##### Input rows

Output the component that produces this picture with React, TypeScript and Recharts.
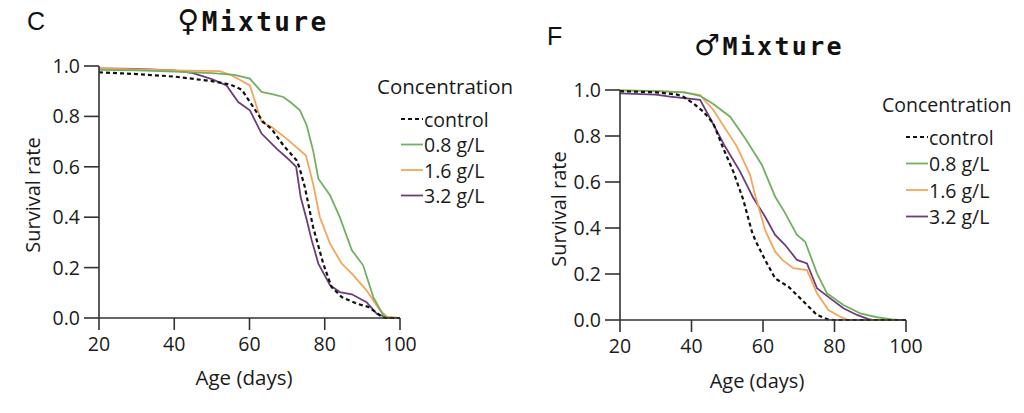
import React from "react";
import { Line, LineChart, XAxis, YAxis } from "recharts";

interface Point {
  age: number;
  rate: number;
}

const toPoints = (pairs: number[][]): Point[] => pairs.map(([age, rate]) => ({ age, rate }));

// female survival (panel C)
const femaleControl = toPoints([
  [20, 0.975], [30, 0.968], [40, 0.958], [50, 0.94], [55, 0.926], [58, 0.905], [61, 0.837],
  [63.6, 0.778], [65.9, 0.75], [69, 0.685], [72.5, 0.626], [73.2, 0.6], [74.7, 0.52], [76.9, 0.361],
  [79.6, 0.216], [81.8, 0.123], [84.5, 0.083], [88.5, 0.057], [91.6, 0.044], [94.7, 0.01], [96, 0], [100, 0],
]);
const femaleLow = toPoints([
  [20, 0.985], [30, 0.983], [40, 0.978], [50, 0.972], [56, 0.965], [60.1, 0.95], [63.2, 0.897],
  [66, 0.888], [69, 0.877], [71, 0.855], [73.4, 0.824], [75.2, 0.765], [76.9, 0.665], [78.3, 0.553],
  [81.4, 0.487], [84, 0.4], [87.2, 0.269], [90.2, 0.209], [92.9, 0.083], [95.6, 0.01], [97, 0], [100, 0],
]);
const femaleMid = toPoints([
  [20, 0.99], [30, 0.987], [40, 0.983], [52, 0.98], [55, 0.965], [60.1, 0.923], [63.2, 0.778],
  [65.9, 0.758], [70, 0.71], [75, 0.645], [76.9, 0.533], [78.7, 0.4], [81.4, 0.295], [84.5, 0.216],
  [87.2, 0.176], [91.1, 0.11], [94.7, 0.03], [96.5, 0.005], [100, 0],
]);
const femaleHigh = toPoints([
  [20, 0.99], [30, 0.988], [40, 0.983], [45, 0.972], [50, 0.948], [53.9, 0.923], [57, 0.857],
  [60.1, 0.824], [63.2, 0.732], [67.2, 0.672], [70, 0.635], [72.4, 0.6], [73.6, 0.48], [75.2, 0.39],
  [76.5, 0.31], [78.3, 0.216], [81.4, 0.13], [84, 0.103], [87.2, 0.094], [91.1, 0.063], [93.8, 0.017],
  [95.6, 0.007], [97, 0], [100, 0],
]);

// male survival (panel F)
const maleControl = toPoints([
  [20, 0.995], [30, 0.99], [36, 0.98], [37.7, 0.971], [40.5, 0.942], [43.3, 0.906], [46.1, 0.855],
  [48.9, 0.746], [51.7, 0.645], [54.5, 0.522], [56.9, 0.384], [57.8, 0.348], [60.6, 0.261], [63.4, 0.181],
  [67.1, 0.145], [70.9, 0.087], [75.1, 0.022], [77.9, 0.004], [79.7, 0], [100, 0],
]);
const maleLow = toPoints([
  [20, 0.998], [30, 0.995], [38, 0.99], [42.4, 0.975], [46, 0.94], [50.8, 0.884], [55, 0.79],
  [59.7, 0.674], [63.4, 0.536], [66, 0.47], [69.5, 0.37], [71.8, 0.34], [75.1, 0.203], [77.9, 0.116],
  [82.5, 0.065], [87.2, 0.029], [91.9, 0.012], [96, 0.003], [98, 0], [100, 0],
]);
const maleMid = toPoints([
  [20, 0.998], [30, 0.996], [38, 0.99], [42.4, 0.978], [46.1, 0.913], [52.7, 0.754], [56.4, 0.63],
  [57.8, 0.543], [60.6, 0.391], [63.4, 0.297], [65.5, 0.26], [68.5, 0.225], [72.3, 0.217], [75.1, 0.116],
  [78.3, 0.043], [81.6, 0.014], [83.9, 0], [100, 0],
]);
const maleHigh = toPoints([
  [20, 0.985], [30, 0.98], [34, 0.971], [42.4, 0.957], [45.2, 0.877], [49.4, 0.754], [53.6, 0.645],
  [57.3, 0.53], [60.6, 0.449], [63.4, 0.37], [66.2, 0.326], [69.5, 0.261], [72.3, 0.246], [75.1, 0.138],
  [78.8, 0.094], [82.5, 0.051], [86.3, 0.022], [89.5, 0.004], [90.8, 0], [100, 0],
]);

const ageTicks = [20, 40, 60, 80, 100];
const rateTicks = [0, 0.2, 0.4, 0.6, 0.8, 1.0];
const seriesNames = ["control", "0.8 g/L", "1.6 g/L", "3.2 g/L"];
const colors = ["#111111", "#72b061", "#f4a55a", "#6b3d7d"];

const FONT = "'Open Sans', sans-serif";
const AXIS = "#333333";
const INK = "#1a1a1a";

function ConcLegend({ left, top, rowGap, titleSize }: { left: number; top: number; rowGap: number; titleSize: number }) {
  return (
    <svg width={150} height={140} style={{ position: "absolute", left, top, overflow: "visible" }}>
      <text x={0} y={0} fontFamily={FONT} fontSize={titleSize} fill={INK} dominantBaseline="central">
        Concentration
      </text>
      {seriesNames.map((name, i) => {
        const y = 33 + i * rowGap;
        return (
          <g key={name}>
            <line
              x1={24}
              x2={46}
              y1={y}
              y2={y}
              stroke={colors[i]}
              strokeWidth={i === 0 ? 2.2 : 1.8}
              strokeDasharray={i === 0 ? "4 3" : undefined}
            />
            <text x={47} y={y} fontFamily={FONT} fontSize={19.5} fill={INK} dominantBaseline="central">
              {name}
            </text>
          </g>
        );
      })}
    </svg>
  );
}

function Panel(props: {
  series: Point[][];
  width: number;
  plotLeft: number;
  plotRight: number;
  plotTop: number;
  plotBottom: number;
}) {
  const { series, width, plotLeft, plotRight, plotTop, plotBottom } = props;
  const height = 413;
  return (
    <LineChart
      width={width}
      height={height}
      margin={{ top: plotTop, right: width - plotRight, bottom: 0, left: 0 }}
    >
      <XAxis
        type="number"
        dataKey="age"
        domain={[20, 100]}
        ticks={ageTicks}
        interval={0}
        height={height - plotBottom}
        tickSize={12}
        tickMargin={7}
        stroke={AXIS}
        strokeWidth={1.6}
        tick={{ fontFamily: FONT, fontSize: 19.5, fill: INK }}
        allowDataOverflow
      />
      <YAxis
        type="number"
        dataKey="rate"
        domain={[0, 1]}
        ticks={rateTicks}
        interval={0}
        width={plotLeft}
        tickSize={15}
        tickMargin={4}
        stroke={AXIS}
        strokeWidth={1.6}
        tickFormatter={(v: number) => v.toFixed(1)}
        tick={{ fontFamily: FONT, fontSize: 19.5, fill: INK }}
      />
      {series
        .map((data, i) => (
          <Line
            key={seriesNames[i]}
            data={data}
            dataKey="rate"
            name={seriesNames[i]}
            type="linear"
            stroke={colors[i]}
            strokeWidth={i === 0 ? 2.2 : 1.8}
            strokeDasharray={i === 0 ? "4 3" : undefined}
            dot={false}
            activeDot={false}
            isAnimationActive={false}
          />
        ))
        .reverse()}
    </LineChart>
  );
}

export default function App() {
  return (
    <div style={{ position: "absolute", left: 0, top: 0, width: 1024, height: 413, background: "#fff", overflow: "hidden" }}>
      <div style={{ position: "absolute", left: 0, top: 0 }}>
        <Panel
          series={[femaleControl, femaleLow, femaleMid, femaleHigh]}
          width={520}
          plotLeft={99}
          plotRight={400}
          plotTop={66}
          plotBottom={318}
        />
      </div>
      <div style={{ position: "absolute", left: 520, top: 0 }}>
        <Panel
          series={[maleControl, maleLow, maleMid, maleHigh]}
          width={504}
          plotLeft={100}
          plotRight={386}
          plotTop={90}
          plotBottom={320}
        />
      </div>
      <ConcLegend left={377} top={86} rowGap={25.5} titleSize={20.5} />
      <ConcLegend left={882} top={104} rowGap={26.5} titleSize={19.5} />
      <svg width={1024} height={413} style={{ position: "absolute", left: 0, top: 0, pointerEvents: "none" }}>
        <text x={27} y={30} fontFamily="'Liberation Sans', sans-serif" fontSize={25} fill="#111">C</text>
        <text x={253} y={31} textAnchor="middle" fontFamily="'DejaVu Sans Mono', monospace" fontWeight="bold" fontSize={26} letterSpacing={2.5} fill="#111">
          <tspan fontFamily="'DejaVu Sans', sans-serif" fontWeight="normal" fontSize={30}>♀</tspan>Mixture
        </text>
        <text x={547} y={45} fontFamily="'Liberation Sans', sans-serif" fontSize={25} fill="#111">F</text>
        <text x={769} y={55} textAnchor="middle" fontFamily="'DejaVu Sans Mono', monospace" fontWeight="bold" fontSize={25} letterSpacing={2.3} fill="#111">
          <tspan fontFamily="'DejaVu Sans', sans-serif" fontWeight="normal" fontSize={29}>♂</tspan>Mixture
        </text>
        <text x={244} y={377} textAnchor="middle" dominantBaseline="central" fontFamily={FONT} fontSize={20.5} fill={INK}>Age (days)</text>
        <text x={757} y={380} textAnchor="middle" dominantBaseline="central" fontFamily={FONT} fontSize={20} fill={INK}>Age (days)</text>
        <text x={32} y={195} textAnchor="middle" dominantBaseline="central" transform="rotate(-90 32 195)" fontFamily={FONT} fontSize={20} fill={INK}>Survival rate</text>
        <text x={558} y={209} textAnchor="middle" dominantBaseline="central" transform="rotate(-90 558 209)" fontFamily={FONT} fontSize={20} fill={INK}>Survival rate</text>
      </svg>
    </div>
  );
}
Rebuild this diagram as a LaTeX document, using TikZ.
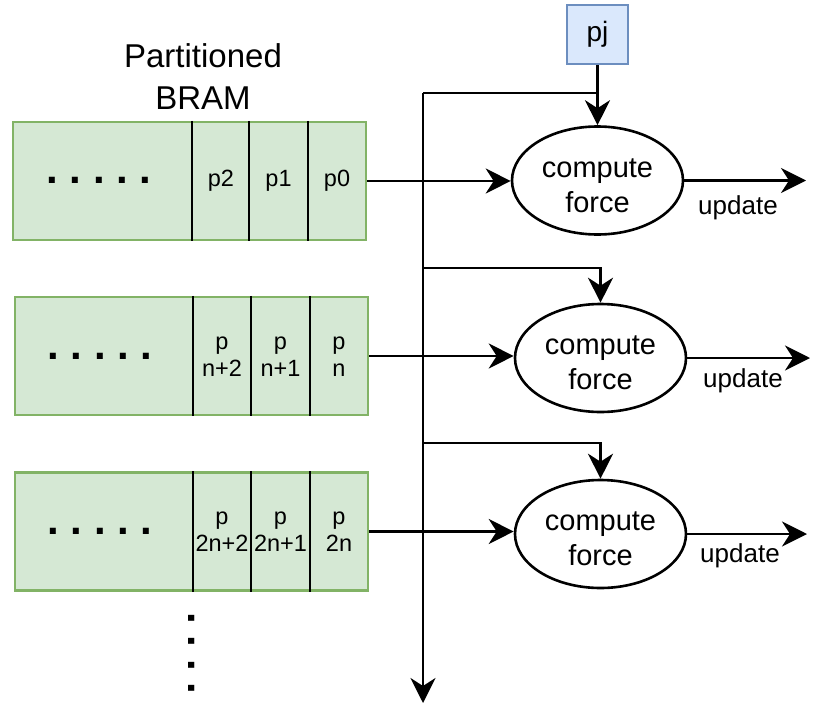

##########

● Work to complete
Write out nothing but the lines from the start of the data through the line with "const toPoints = (pairs: number[][]): Point[]". Leave out the pictures.

● Response to the exercise
Output the component that produces this picture with React, TypeScript and Recharts.
import React from "react";
import { Line, LineChart, XAxis, YAxis } from "recharts";

interface Point {
  age: number;
  rate: number;
}

const toPoints = (pairs: number[][]): Point[] => pairs.map(([age, rate]) => ({ age, rate }));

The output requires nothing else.